The exchange rate is an important macroeconomic variable that influences internal and external balances. Nepal follows a dual exchange rate such that the Nepali rupee (NPR) is pegged with the Indian rupee (INR) but floats with the United States dollar (USD) and all other currencies. There have been very few studies on the exchange rate of Nepal, of which the majority focus on the bivariate relationship between exchange rate and another variable. However, this paper analyses the multivariate relationship between the USD-NPR exchange rate and major macroeconomic variables. Determinants of Nepal's exchange rate have been derived with multiple regression using the ordinary least square (OLS) approach.
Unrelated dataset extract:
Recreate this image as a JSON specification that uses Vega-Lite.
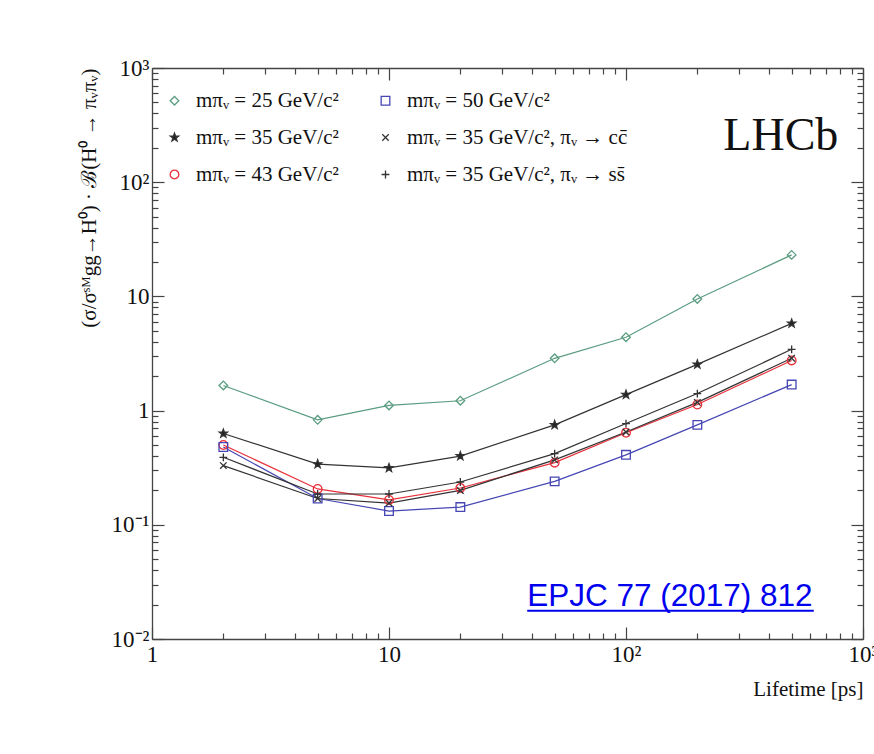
{
  "$schema": "https://vega.github.io/schema/vega-lite/v6.json",
  "width": 711,
  "height": 571,
  "autosize": {"type": "none"},
  "padding": {"left": 152, "top": 68, "right": 11, "bottom": 115},
  "background": "white",
  "config": {
    "view": {"stroke": null},
    "axis": {"grid": false, "domainColor": "#444", "domainWidth": 1.3, "tickColor": "#444", "tickWidth": 1.2,
             "labelFont": "Liberation Serif", "labelFontSize": 23, "labelColor": "#111",
             "titleFont": "Liberation Serif", "titleFontSize": 21, "titleFontWeight": "normal", "titleColor": "#111",
             "labelFlush": false, "labelOverlap": false}
  },
  "data": {"values": [
    {"t": 2, "v": 1.66, "s": "mπᵥ = 25 GeV/c²"},
    {"t": 5, "v": 0.83, "s": "mπᵥ = 25 GeV/c²"},
    {"t": 10, "v": 1.11, "s": "mπᵥ = 25 GeV/c²"},
    {"t": 20, "v": 1.22, "s": "mπᵥ = 25 GeV/c²"},
    {"t": 50, "v": 2.87, "s": "mπᵥ = 25 GeV/c²"},
    {"t": 100, "v": 4.39, "s": "mπᵥ = 25 GeV/c²"},
    {"t": 200, "v": 9.5, "s": "mπᵥ = 25 GeV/c²"},
    {"t": 500, "v": 23.1, "s": "mπᵥ = 25 GeV/c²"},
    {"t": 2, "v": 0.63, "s": "mπᵥ = 35 GeV/c²"},
    {"t": 5, "v": 0.34, "s": "mπᵥ = 35 GeV/c²"},
    {"t": 10, "v": 0.315, "s": "mπᵥ = 35 GeV/c²"},
    {"t": 20, "v": 0.4, "s": "mπᵥ = 35 GeV/c²"},
    {"t": 50, "v": 0.75, "s": "mπᵥ = 35 GeV/c²"},
    {"t": 100, "v": 1.38, "s": "mπᵥ = 35 GeV/c²"},
    {"t": 200, "v": 2.54, "s": "mπᵥ = 35 GeV/c²"},
    {"t": 500, "v": 5.8, "s": "mπᵥ = 35 GeV/c²"},
    {"t": 2, "v": 0.5, "s": "mπᵥ = 43 GeV/c²"},
    {"t": 5, "v": 0.206, "s": "mπᵥ = 43 GeV/c²"},
    {"t": 10, "v": 0.165, "s": "mπᵥ = 43 GeV/c²"},
    {"t": 20, "v": 0.21, "s": "mπᵥ = 43 GeV/c²"},
    {"t": 50, "v": 0.35, "s": "mπᵥ = 43 GeV/c²"},
    {"t": 100, "v": 0.64, "s": "mπᵥ = 43 GeV/c²"},
    {"t": 200, "v": 1.13, "s": "mπᵥ = 43 GeV/c²"},
    {"t": 500, "v": 2.75, "s": "mπᵥ = 43 GeV/c²"},
    {"t": 2, "v": 0.48, "s": "mπᵥ = 50 GeV/c²"},
    {"t": 5, "v": 0.17, "s": "mπᵥ = 50 GeV/c²"},
    {"t": 10, "v": 0.132, "s": "mπᵥ = 50 GeV/c²"},
    {"t": 20, "v": 0.143, "s": "mπᵥ = 50 GeV/c²"},
    {"t": 50, "v": 0.24, "s": "mπᵥ = 50 GeV/c²"},
    {"t": 100, "v": 0.41, "s": "mπᵥ = 50 GeV/c²"},
    {"t": 200, "v": 0.75, "s": "mπᵥ = 50 GeV/c²"},
    {"t": 500, "v": 1.69, "s": "mπᵥ = 50 GeV/c²"},
    {"t": 2, "v": 0.33, "s": "mπᵥ = 35 GeV/c², πᵥ → cc̄"},
    {"t": 5, "v": 0.17, "s": "mπᵥ = 35 GeV/c², πᵥ → cc̄"},
    {"t": 10, "v": 0.155, "s": "mπᵥ = 35 GeV/c², πᵥ → cc̄"},
    {"t": 20, "v": 0.2, "s": "mπᵥ = 35 GeV/c², πᵥ → cc̄"},
    {"t": 50, "v": 0.37, "s": "mπᵥ = 35 GeV/c², πᵥ → cc̄"},
    {"t": 100, "v": 0.65, "s": "mπᵥ = 35 GeV/c², πᵥ → cc̄"},
    {"t": 200, "v": 1.18, "s": "mπᵥ = 35 GeV/c², πᵥ → cc̄"},
    {"t": 500, "v": 2.87, "s": "mπᵥ = 35 GeV/c², πᵥ → cc̄"},
    {"t": 2, "v": 0.39, "s": "mπᵥ = 35 GeV/c², πᵥ → ss̄"},
    {"t": 5, "v": 0.186, "s": "mπᵥ = 35 GeV/c², πᵥ → ss̄"},
    {"t": 10, "v": 0.186, "s": "mπᵥ = 35 GeV/c², πᵥ → ss̄"},
    {"t": 20, "v": 0.237, "s": "mπᵥ = 35 GeV/c², πᵥ → ss̄"},
    {"t": 50, "v": 0.42, "s": "mπᵥ = 35 GeV/c², πᵥ → ss̄"},
    {"t": 100, "v": 0.77, "s": "mπᵥ = 35 GeV/c², πᵥ → ss̄"},
    {"t": 200, "v": 1.41, "s": "mπᵥ = 35 GeV/c², πᵥ → ss̄"},
    {"t": 500, "v": 3.44, "s": "mπᵥ = 35 GeV/c², πᵥ → ss̄"}
  ]},
  "layer": [
    {
      "mark": {"type": "line", "strokeWidth": 1.2},
      "encoding": {
        "x": {"field": "t", "type": "quantitative", "scale": {"type": "log", "domain": [1, 1000], "nice": false},
              "axis": {"orient": "bottom", "title": "Lifetime [ps]", "titleAnchor": "end", "titlePadding": 6,
                       "values": [1,2,3,4,5,6,7,8,9,10,20,30,40,50,60,70,80,90,100,200,300,400,500,600,700,800,900,1000],
                       "labelExpr": "datum.value == 1 ? '1' : datum.value == 10 ? '10' : datum.value == 100 ? '10²' : datum.value == 1000 ? '10³' : ''",
                       "tickSize": {"condition": {"test": "indexof([1,10,100,1000], datum.value) >= 0", "value": -12}, "value": -6},
                       "labelPadding": 16}},
        "y": {"field": "v", "type": "quantitative", "scale": {"type": "log", "domain": [0.01, 1000], "nice": false},
              "axis": {"orient": "left", "title": "(σ/σˢᴹgg→H⁰) · ℬ(H⁰ → πᵥπᵥ)", "titleAnchor": "end", "titlePadding": 12,
                       "values": [0.01,0.02,0.03,0.04,0.05,0.06,0.07,0.08,0.09,0.1,0.2,0.3,0.4,0.5,0.6,0.7,0.8,0.9,1,2,3,4,5,6,7,8,9,10,20,30,40,50,60,70,80,90,100,200,300,400,500,600,700,800,900,1000],
                       "labelExpr": "datum.value == 1000 ? '10³' : datum.value == 100 ? '10²' : datum.value == 10 ? '10' : datum.value == 1 ? '1' : datum.value == 0.1 ? '10⁻¹' : datum.value == 0.01 ? '10⁻²' : ''",
                       "tickSize": {"condition": {"test": "indexof([0.01,0.1,1,10,100,1000], datum.value) >= 0", "value": -12}, "value": -6},
                       "labelPadding": 15}},
        "color": {"field": "s", "type": "nominal",
                  "scale": {"domain": ["mπᵥ = 25 GeV/c²", "mπᵥ = 35 GeV/c²", "mπᵥ = 43 GeV/c²", "mπᵥ = 50 GeV/c²", "mπᵥ = 35 GeV/c², πᵥ → cc̄", "mπᵥ = 35 GeV/c², πᵥ → ss̄"],
                            "range": ["#5a9c80", "#333333", "#e8303a", "#4646b4", "#333333", "#333333"]},
                  "legend": {"orient": "none", "legendX": 12, "legendY": 22, "title": null, "columns": 2,
                             "labelFont": "Liberation Serif", "labelFontSize": 21, "labelColor": "#111",
                             "symbolSize": 75, "symbolStrokeWidth": 1.3, "labelOffset": 11, "columnPadding": 36, "rowPadding": 15,
                             "labelLimit": 400}},
        "detail": {"field": "s"}
      }
    },
    {
      "mark": {"type": "point", "filled": false, "strokeWidth": 1.3, "size": 75, "opacity": 1},
      "encoding": {
        "x": {"field": "t", "type": "quantitative",
              "axis": {"orient": "top", "title": null, "labels": false,
                       "values": [1,2,3,4,5,6,7,8,9,10,20,30,40,50,60,70,80,90,100,200,300,400,500,600,700,800,900,1000],
                       "tickSize": {"condition": {"test": "indexof([1,10,100,1000], datum.value) >= 0", "value": -12}, "value": -6}}},
        "y": {"field": "v", "type": "quantitative",
              "axis": {"orient": "right", "title": null, "labels": false,
                       "values": [0.01,0.02,0.03,0.04,0.05,0.06,0.07,0.08,0.09,0.1,0.2,0.3,0.4,0.5,0.6,0.7,0.8,0.9,1,2,3,4,5,6,7,8,9,10,20,30,40,50,60,70,80,90,100,200,300,400,500,600,700,800,900,1000],
                       "tickSize": {"condition": {"test": "indexof([0.01,0.1,1,10,100,1000], datum.value) >= 0", "value": -12}, "value": -6}}},
        "color": {"field": "s", "type": "nominal"},
        "shape": {"field": "s", "type": "nominal",
                  "scale": {"domain": ["mπᵥ = 25 GeV/c²", "mπᵥ = 35 GeV/c²", "mπᵥ = 43 GeV/c²", "mπᵥ = 50 GeV/c²", "mπᵥ = 35 GeV/c², πᵥ → cc̄", "mπᵥ = 35 GeV/c², πᵥ → ss̄"],
                            "range": ["diamond", "M0,-1L0.24,-0.33L0.95,-0.31L0.38,0.12L0.59,0.81L0,0.4L-0.59,0.81L-0.38,0.12L-0.95,-0.31L-0.24,-0.33Z", "circle", "square", "M-0.75,-0.75L0.75,0.75M-0.75,0.75L0.75,-0.75", "M-0.9,0L0.9,0M0,-0.9L0,0.9"]}},
        "fill": {"field": "s", "type": "nominal",
                 "scale": {"domain": ["mπᵥ = 25 GeV/c²", "mπᵥ = 35 GeV/c²", "mπᵥ = 43 GeV/c²", "mπᵥ = 50 GeV/c²", "mπᵥ = 35 GeV/c², πᵥ → cc̄", "mπᵥ = 35 GeV/c², πᵥ → ss̄"],
                           "range": ["transparent", "#222222", "transparent", "transparent", "transparent", "transparent"]}}
      }
    },
    {
      "data": {"values": [{}]},
      "mark": {"type": "text", "text": "LHCb", "font": "Liberation Serif", "fontSize": 46, "align": "center", "baseline": "alphabetic", "color": "#111"},
      "encoding": {"x": {"datum": 450, "type": "quantitative", "axis": null}, "y": {"datum": 190, "type": "quantitative", "axis": null}}
    },
    {
      "data": {"values": [{}]},
      "mark": {"type": "text", "text": "EPJC 77 (2017) 812", "font": "Liberation Sans", "fontSize": 31.5, "align": "left", "baseline": "alphabetic", "color": "#0000ee"},
      "encoding": {"x": {"datum": 38.3, "type": "quantitative", "axis": null}, "y": {"datum": 0.0196, "type": "quantitative", "axis": null}}
    },
    {
      "data": {"values": [{}]},
      "mark": {"type": "rule", "color": "#0000ee", "strokeWidth": 2},
      "encoding": {"x": {"datum": 38.3, "type": "quantitative", "axis": null}, "x2": {"datum": 620},
                   "y": {"datum": 0.0177, "type": "quantitative", "axis": null}}
    }
  ],
  "resolve": {"axis": {"x": "independent", "y": "independent"}}
}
Since the explanatory variables could not significantly capture the movement of the dependent variable, a long-run relationship between Nepal and India's exchange rate has been analyzed using Engle-Granger cointegration to establish a relationship as suggested by a graphical representation. This explains that Nepal's exchange rate long run is determined by India's exchange rate than its own fundamentals. In addition, the macro-linkages of Nepal's macroeconomic variables have been analyzed using Standard Vector Autoregressive models followed by impulse response analysis which is useful for policy decisions. Some policy implications indicating the sustainability of Nepal's pegged regime have been drawn based on the empirical analysis.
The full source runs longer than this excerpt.